Task objective> Repeat all of the material below exactly as written, images excluded.
>> BEGIN Source excerpt
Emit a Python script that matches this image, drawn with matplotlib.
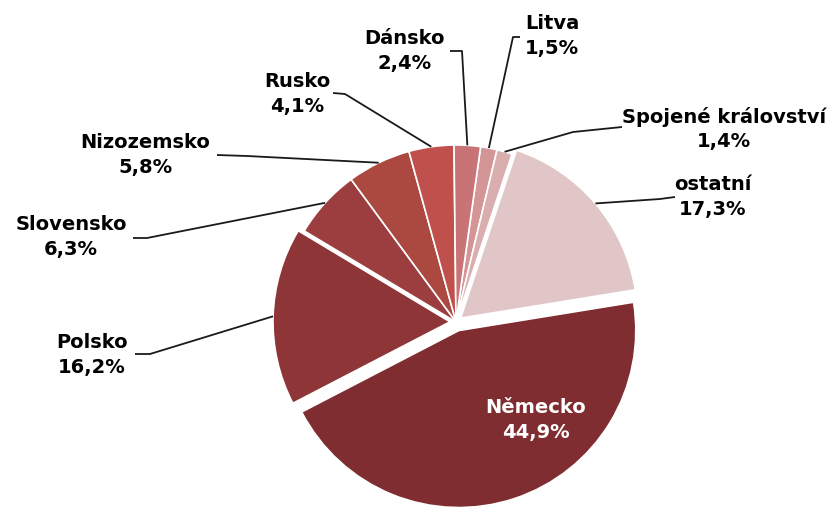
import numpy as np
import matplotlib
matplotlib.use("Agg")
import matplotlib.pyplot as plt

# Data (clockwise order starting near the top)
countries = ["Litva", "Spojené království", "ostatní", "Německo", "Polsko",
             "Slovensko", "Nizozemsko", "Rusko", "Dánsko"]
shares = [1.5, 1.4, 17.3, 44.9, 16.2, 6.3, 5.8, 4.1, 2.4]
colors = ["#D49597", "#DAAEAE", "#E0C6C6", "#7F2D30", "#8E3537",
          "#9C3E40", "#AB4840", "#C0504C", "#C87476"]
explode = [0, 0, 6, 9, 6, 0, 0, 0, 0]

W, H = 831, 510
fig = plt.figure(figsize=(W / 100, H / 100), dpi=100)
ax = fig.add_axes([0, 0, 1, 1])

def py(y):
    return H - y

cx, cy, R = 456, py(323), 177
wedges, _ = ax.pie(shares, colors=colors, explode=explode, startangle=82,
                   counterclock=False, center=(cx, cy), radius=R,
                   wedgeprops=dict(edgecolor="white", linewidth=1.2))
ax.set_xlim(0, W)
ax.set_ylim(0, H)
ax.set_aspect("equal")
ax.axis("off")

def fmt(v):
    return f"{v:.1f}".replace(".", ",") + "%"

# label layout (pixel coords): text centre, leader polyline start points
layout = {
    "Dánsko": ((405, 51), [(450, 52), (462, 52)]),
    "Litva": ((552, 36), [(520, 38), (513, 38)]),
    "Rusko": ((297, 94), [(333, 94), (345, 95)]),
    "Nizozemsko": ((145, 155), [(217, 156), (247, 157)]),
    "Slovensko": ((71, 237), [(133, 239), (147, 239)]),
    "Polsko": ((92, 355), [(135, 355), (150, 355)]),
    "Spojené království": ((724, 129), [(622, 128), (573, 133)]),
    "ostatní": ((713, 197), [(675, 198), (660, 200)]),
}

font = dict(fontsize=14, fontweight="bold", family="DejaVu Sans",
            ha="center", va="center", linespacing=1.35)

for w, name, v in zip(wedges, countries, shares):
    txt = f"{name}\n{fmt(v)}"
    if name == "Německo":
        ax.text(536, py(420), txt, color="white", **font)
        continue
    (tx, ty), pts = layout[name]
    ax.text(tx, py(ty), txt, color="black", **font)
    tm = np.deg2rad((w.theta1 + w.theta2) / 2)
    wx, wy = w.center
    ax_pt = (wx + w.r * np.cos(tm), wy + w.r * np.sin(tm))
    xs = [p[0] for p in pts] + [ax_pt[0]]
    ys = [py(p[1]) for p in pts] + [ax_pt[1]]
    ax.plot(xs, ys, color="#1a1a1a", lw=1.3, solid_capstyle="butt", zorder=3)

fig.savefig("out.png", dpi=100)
>> END Source excerpt
The output>
Emit a Python script that matches this image, drawn with matplotlib.
import numpy as np
import matplotlib
matplotlib.use("Agg")
import matplotlib.pyplot as plt

# Data (clockwise order starting near the top)
countries = ["Litva", "Spojené království", "ostatní", "Německo", "Polsko",
             "Slovensko", "Nizozemsko", "Rusko", "Dánsko"]
shares = [1.5, 1.4, 17.3, 44.9, 16.2, 6.3, 5.8, 4.1, 2.4]
colors = ["#D49597", "#DAAEAE", "#E0C6C6", "#7F2D30", "#8E3537",
          "#9C3E40", "#AB4840", "#C0504C", "#C87476"]
explode = [0, 0, 6, 9, 6, 0, 0, 0, 0]

W, H = 831, 510
fig = plt.figure(figsize=(W / 100, H / 100), dpi=100)
ax = fig.add_axes([0, 0, 1, 1])

def py(y):
    return H - y

cx, cy, R = 456, py(323), 177
wedges, _ = ax.pie(shares, colors=colors, explode=explode, startangle=82,
                   counterclock=False, center=(cx, cy), radius=R,
                   wedgeprops=dict(edgecolor="white", linewidth=1.2))
ax.set_xlim(0, W)
ax.set_ylim(0, H)
ax.set_aspect("equal")
ax.axis("off")

def fmt(v):
    return f"{v:.1f}".replace(".", ",") + "%"

# label layout (pixel coords): text centre, leader polyline start points
layout = {
    "Dánsko": ((405, 51), [(450, 52), (462, 52)]),
    "Litva": ((552, 36), [(520, 38), (513, 38)]),
    "Rusko": ((297, 94), [(333, 94), (345, 95)]),
    "Nizozemsko": ((145, 155), [(217, 156), (247, 157)]),
    "Slovensko": ((71, 237), [(133, 239), (147, 239)]),
    "Polsko": ((92, 355), [(135, 355), (150, 355)]),
    "Spojené království": ((724, 129), [(622, 128), (573, 133)]),
    "ostatní": ((713, 197), [(675, 198), (660, 200)]),
}

font = dict(fontsize=14, fontweight="bold", family="DejaVu Sans",
            ha="center", va="center", linespacing=1.35)

for w, name, v in zip(wedges, countries, shares):
    txt = f"{name}\n{fmt(v)}"
    if name == "Německo":
        ax.text(536, py(420), txt, color="white", **font)
        continue
    (tx, ty), pts = layout[name]
    ax.text(tx, py(ty), txt, color="black", **font)
    tm = np.deg2rad((w.theta1 + w.theta2) / 2)
    wx, wy = w.center
    ax_pt = (wx + w.r * np.cos(tm), wy + w.r * np.sin(tm))
    xs = [p[0] for p in pts] + [ax_pt[0]]
    ys = [py(p[1]) for p in pts] + [ax_pt[1]]
    ax.plot(xs, ys, color="#1a1a1a", lw=1.3, solid_capstyle="butt", zorder=3)

fig.savefig("out.png", dpi=100)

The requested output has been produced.